I don't know how to do this problem, formally. Let $f,g$ be real functions such that $f(a) = g(a)$, $f'(a) = g'(a)$ and for every $x$, $$ f\left( x \right) - g\left( x \right) \geq 0 $$
Prove that $f''(a) - g''(a) \geq 0$.
I don't know how to do this problem, formally. Let $f,g$ be real functions such that $f(a) = g(a)$, $f'(a) = g'(a)$ and for every $x$, $$ f\left( x \right) - g\left( x \right) \geq 0 $$
Prove that $f''(a) - g''(a) \geq 0$.
This is not true in general. Consider $a=0$ and $h(x)=f(x)-g(x)$ given for example by
$$h(x)=\begin{cases}c_1x^2&x\lt0\\c_2x^2&x\ge0\end{cases}$$
with $0\lt c_i\in\mathbb R$ and $c_1\ne c_2$, or by
$$h(x)=\begin{cases}|x^3|(1+\sin \frac1x)&x\ne0\\0&x=0\;.\end{cases}$$ Then $h(a)=0$, $h'(a)=0$, and $h(x)\ge0$, but $h$ is not twice differentiable at $a$.

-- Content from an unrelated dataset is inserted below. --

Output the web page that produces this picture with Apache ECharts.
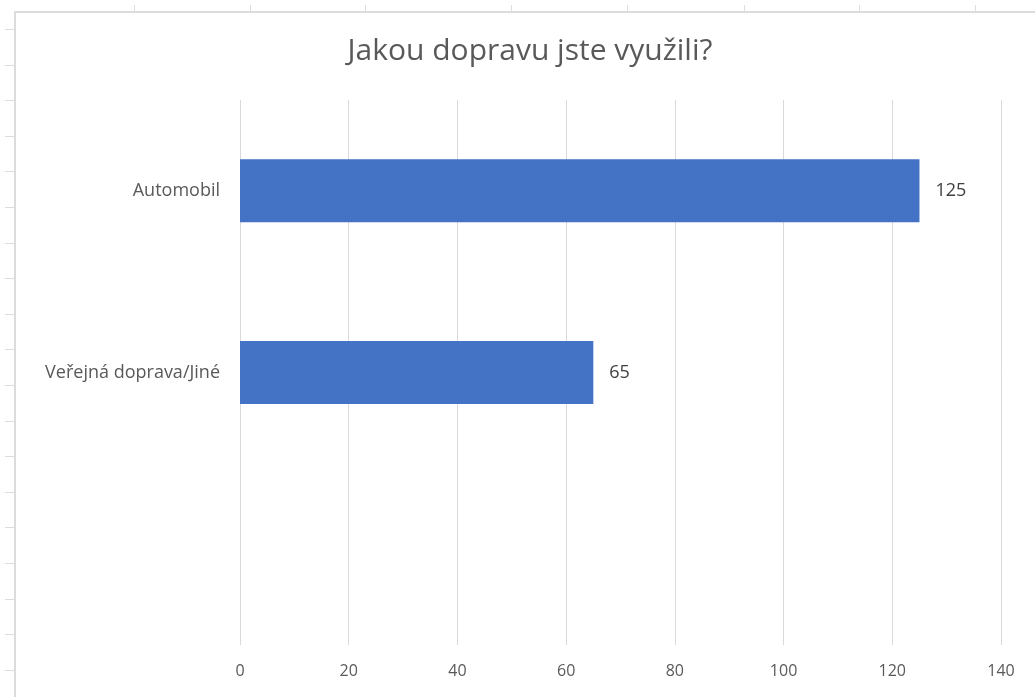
<!DOCTYPE html>
<html>
<head>
<meta charset="utf-8">
<script src="https://cdn.jsdelivr.net/npm/echarts@6/dist/echarts.min.js"></script>
<style>
html,body{margin:0;padding:0;background:#fff;}
#wrap{position:relative;width:1035px;height:697px;overflow:hidden;}
#chart{position:absolute;left:0;top:0;width:1035px;height:697px;}
.ln{position:absolute;background:#dcdcdc;}
</style>
</head>
<body>
<div id="wrap">
<div id="frame"></div>
<div id="chart"></div>
</div>
<script>
// Data
const categories = ['', 'Veřejná doprava/Jiné', 'Automobil'];
const values = [null, 65, 125];
const titleText = 'Jakou dopravu jste využili?';

// Spreadsheet frame decoration (column/row header separators)
(function(){
  const f = document.getElementById('frame');
  function add(l,t,w,h){const d=document.createElement('div');d.className='ln';d.style.left=l+'px';d.style.top=t+'px';d.style.width=w+'px';d.style.height=h+'px';f.appendChild(d);}
  add(14,11,1021,2);
  add(14,11,2,686);
  [134,250,365,511,627,744,859,975].forEach(x=>add(x,5,1,7));
  for(let i=0;i<19;i++){add(5,Math.round(29+35.6*i),10,1);}
})();

const chart = echarts.init(document.getElementById('chart'));
chart.setOption({
  backgroundColor: 'transparent',
  animation: false,
  title: {
    text: titleText,
    left: 525, textAlign: 'center',
    top: 31,
    textStyle: {fontFamily: 'Open Sans, sans-serif', fontSize: 30, fontWeight: 'normal', color: '#595959'}
  },
  grid: {left: 240, right: 34, top: 100, bottom: 52, containLabel: false},
  xAxis: {
    type: 'value', min: 0, max: 140, interval: 20,
    axisLine: {show: false}, axisTick: {show: false},
    splitLine: {lineStyle: {color: '#d9d9d9', width: 1}},
    axisLabel: {margin: 18, color: '#595959', fontSize: 16, fontFamily: 'Open Sans, sans-serif'}
  },
  yAxis: {
    type: 'category', data: categories,
    axisLine: {show: false}, axisTick: {show: false},
    axisLabel: {margin: 20, color: '#595959', fontSize: 18, fontFamily: 'Open Sans, sans-serif'}
  },
  series: [{
    type: 'bar', data: values, barWidth: 63,
    itemStyle: {color: '#4472C4'},
    label: {show: true, position: 'right', distance: 16, color: '#404040', fontSize: 18, fontFamily: 'Open Sans, sans-serif'}
  }]
});
</script>
</body>
</html>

The claim is true, however, if you add the assumption that $f-g$ is twice differentiable at $a$. In that case, let $h=f-g$. Then you have $h(a)=0$, $h'(a)=0$ and $h(x)\ge0$. If $h''(a)\lt0$, by the second derivative test $h$ would have to have a strict maximum at $a$, which would contradict the fact that $h(x)\ge0=h(a)$. Thus $h''(a)\ge0$, that is, $f''(a)-g''(a)\ge0$.

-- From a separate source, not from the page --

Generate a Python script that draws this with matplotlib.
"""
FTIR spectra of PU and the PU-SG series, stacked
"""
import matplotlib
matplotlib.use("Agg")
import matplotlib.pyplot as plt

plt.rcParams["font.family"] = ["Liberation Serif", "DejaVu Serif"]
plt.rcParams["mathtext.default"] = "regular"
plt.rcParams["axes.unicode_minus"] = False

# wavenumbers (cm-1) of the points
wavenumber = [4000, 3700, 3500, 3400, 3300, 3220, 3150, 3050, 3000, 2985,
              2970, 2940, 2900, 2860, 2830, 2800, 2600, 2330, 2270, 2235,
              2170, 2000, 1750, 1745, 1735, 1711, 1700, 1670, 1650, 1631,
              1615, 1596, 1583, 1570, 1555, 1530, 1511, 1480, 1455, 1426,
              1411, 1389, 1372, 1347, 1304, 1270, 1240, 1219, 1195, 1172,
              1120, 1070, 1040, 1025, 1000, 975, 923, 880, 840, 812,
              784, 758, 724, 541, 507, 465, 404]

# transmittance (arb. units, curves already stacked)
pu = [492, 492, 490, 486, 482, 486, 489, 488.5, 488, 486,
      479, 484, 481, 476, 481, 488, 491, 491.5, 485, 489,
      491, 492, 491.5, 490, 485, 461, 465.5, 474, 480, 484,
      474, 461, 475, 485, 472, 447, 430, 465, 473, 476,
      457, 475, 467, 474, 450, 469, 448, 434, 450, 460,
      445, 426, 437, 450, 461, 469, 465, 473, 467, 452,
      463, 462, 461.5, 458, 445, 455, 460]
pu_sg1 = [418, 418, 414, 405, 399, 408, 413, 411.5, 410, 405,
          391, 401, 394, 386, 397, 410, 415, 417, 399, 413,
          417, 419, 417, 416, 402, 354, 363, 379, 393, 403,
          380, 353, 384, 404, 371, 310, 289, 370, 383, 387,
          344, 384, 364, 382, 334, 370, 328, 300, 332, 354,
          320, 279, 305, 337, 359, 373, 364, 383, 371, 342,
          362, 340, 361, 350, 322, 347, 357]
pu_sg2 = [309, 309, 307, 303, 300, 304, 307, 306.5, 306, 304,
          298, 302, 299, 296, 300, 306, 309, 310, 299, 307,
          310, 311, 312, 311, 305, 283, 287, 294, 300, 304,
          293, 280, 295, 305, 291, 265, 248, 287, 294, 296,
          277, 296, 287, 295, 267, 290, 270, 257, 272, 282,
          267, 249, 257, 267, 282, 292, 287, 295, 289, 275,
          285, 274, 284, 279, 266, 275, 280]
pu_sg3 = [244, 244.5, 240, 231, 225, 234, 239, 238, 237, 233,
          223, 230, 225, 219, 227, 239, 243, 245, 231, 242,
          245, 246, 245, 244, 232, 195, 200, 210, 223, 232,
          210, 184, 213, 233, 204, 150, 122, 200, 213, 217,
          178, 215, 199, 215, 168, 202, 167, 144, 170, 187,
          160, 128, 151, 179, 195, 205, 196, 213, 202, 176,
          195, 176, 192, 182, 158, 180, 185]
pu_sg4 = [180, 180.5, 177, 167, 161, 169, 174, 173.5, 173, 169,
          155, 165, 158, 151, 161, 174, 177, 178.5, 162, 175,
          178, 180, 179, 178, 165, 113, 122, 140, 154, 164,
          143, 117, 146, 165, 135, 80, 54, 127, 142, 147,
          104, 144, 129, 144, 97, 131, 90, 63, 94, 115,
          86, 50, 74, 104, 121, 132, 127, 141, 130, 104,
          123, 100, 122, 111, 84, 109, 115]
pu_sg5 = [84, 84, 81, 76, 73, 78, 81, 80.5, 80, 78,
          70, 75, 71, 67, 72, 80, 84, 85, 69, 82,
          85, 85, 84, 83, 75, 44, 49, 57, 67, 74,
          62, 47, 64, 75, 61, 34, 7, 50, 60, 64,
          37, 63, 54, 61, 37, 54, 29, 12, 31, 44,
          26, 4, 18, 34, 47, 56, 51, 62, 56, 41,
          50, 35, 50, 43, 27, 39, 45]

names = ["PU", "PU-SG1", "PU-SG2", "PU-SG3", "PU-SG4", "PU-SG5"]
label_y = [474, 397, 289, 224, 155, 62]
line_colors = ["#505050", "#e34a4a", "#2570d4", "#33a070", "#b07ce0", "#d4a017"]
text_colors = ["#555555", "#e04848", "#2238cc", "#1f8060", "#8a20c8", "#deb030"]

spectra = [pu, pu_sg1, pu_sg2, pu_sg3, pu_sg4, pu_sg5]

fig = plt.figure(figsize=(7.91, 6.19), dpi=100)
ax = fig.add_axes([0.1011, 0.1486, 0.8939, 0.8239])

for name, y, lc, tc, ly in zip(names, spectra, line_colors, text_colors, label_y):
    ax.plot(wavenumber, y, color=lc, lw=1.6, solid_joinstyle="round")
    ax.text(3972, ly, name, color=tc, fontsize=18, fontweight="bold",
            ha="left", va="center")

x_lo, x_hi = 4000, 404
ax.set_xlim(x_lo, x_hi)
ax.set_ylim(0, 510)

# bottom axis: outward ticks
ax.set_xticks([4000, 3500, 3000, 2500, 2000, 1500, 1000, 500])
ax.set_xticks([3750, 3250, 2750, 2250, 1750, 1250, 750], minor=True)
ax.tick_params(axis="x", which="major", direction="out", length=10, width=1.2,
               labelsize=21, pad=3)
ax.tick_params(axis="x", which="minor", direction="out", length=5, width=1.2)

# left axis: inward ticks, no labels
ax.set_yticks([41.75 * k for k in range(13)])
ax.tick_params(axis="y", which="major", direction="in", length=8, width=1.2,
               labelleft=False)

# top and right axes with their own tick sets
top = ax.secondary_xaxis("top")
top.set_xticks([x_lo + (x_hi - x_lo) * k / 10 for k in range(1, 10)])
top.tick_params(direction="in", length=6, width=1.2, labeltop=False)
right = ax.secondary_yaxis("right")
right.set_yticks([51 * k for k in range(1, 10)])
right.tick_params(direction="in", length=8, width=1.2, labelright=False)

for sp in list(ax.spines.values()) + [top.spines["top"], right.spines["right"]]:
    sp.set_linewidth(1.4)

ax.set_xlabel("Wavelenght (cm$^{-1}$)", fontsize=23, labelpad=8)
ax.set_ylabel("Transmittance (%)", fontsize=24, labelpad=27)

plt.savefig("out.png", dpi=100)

If $(f-g)''$ is defined locally, just apply the definition of the second derivative for a function $h$ and look at the limit at $a$ of $\frac{h(x)-h(a)-h'(a)(x-a)}{(x-a)^2}$. Here $h=f-g$ so $h(a)=0$ and $h'(a)=0$ and $h(x)\geq 0$ so the limit is positive right ?

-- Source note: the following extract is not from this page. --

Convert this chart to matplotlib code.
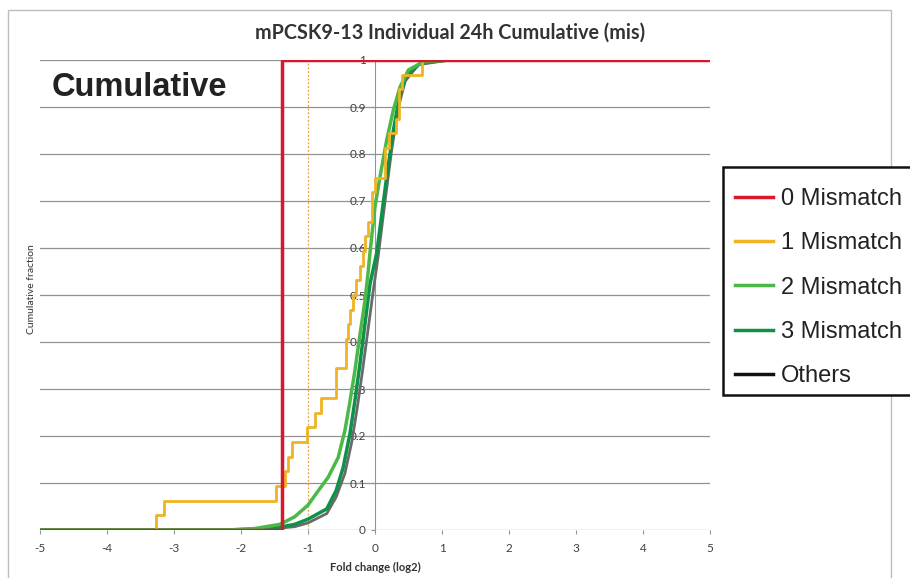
import matplotlib.pyplot as plt
import numpy as np
from matplotlib.patches import Rectangle

# 0 mismatch: single site
red_x = [-5, -1.39, -1.39, 5]
red_y = [0, 0, 1, 1]

# 1 mismatch: sorted fold changes (log2), 32 sites
mm1_fc = [-3.27, -3.15, -1.48, -1.35, -1.30, -1.24, -1.01, -0.89,
          -0.80, -0.585, -0.585, -0.43, -0.43, -0.40, -0.37, -0.33,
          -0.28, -0.22, -0.18, -0.15, -0.10, -0.05, -0.05, 0.0,
          0.15, 0.15, 0.21, 0.31, 0.36, 0.36, 0.41, 0.70]

# 2 mismatch cumulative curve
mm2_x = [-5, -2.2, -1.8, -1.42, -1.2, -1.0, -0.88, -0.70, -0.55, -0.45, -0.38,
         -0.30, -0.23, -0.15, -0.10, -0.075, 0.0, 0.075, 0.175, 0.275, 0.375,
         0.50, 0.72, 1.12, 5]
mm2_y = [0, 0, 0.003, 0.012, 0.028, 0.053, 0.077, 0.112, 0.154, 0.211, 0.268,
         0.339, 0.41, 0.488, 0.552, 0.59, 0.688, 0.752, 0.83, 0.894, 0.943,
         0.979, 0.996, 1.0, 1.0]

# 3 mismatch cumulative curve
mm3_x = [-5, -2.2, -1.8, -1.42, -1.2, -1.0, -0.72, -0.58, -0.475, -0.375,
         -0.30, -0.225, -0.15, -0.075, 0.025, 0.175, 0.275, 0.375, 0.475,
         0.675, 1.1, 5]
mm3_y = [0, 0, 0.002, 0.006, 0.012, 0.023, 0.045, 0.084, 0.133, 0.204,
         0.275, 0.353, 0.438, 0.523, 0.589, 0.752, 0.851, 0.929, 0.968,
         0.993, 1.0, 1.0]

# others
oth_x = [-5, -2.0, -1.5, -1.2, -1.0, -0.72, -0.58, -0.45, -0.35, -0.27, -0.19,
         -0.11, -0.03, 0.05, 0.15, 0.25, 0.35, 0.45, 0.65, 1.1, 5]
oth_y = [0, 0, 0.003, 0.007, 0.015, 0.035, 0.07, 0.12, 0.185, 0.255, 0.335,
         0.42, 0.505, 0.585, 0.70, 0.81, 0.90, 0.955, 0.99, 1.0, 1.0]

labels = ['0 Mismatch', '1 Mismatch', '2 Mismatch', '3 Mismatch', 'Others']
colors = ['#d7192b', '#f0b323', '#4cb847', '#0e9148', '#6a6a6a']

W, H = 910, 578
fig = plt.figure(figsize=(W / 100, H / 100), dpi=100)
fig.patches.append(Rectangle((8 / W, -0.05), (891 - 8) / W, (H - 10) / H + 0.05,
                             transform=fig.transFigure, fill=False,
                             edgecolor='#bdbdbd', linewidth=1.0))

ax = fig.add_axes([40 / W, 48 / H, 670 / W, 470 / H])
ax.set_xlim(-5, 5)
ax.set_ylim(0, 1)

for yv in np.arange(0, 1.01, 0.1):
    ax.axhline(yv, color='#939393', linewidth=0.9, zorder=1)
ax.axvline(-1, color='#e8a040', linewidth=0.9, linestyle=(0, (1.5, 1.5)), zorder=1)

for s in ['top', 'right', 'bottom']:
    ax.spines[s].set_visible(False)
ax.spines['left'].set_position(('data', 0))
ax.spines['left'].set_color('#939393')
ax.spines['left'].set_zorder(1)

ax.set_xticks(np.arange(-5, 6, 1))
ax.set_xticklabels(['-5', '-4', '-3', '-2', '-1', '0', '1', '2', '3', '4', '5'])
ax.set_yticks(np.arange(0, 1.01, 0.1))
ax.set_yticklabels(['0', '0.1', '0.2', '0.3', '0.4', '0.5', '0.6', '0.7', '0.8', '0.9', '1'])
ax.tick_params(axis='both', colors='#939393', labelcolor='#404040', labelsize=8.5,
               length=3)
ax.tick_params(axis='x', pad=6)
for t in ax.get_xticklabels() + ax.get_yticklabels():
    t.set_family('Lato')

# curves
ax.plot(oth_x, oth_y, color=colors[4], linewidth=2.0, zorder=3)
ax.plot(mm3_x, mm3_y, color=colors[3], linewidth=2.5, zorder=4)
ax.plot(mm2_x, mm2_y, color=colors[2], linewidth=2.5, zorder=5)

n1 = len(mm1_fc)
step_x = [-5] + mm1_fc + [5]
step_y = [0] + list(np.arange(1, n1 + 1) / n1) + [1]
ax.step(step_x, step_y, where='post', color=colors[1], linewidth=2.0, zorder=6)
ax.plot(red_x, red_y, color=colors[0], linewidth=2.5, zorder=7)

ax.set_xlabel('Fold change (log2)', fontsize=8, family='Lato', fontweight='bold',
              color='#333333', labelpad=6)
fig.text(32 / W, 0.5, 'Cumulative fraction', rotation=90, fontsize=7.5,
         family='Lato', color='#333333', ha='center', va='center')

fig.text(450 / W, 1 - 33 / H, 'mPCSK9-13 Individual 24h Cumulative (mis)',
         fontsize=14.2, family='Lato', fontweight='bold', color='#333333',
         ha='center', va='center')
fig.text(52 / W, 1 - 88 / H, 'Cumulative', fontsize=23.5, family='Liberation Sans',
         fontweight='bold', color='#222222', ha='left', va='center')

# legend box runs past the right edge
fig.patches.append(Rectangle((723 / W, 1 - 395 / H), 200 / W, 228 / H,
                             transform=fig.transFigure, facecolor='white',
                             edgecolor='#111111', linewidth=1.8, zorder=5))
handles = [plt.Line2D([], [], color=c, linewidth=2.5) for c in colors[:4]]
handles.append(plt.Line2D([], [], color='#111111', linewidth=2.5))
leg = fig.legend(handles, labels, loc='upper left',
                 bbox_to_anchor=(735 / W, 1 - 188 / H),
                 prop={'family': 'Liberation Sans', 'size': 17},
                 frameon=False, handlelength=1.61, handletextpad=0.34,
                 labelspacing=0.945, borderpad=0, borderaxespad=0)
leg.set_zorder(6)
for t in leg.get_texts():
    t.set_color('#222222')

fig.savefig('out.png', dpi=100)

I assume $f,g \in C^2$. You don't mention anything about this in your problem.
Define $h=f-g$. Then by your hypothesis $a$ is a minimum point for $h$. If you assume that $h''(a)<0$ then $h'$ is decreasing in a neighborhood of $a$(which means that $h'$ is negative in a right-neighborhood of $a$) and therefore $h$ is decreasing a little bit after $a$. This contradicts the minimality of $a$.
You could fill in the blanks with some $\varepsilon$s and you're done. :)
As a note, I don't think you need the fact that $f'(a)=g'(a)$. It follows from the fact that $f-g \geq 0$ and $(f-g)(a)=0$.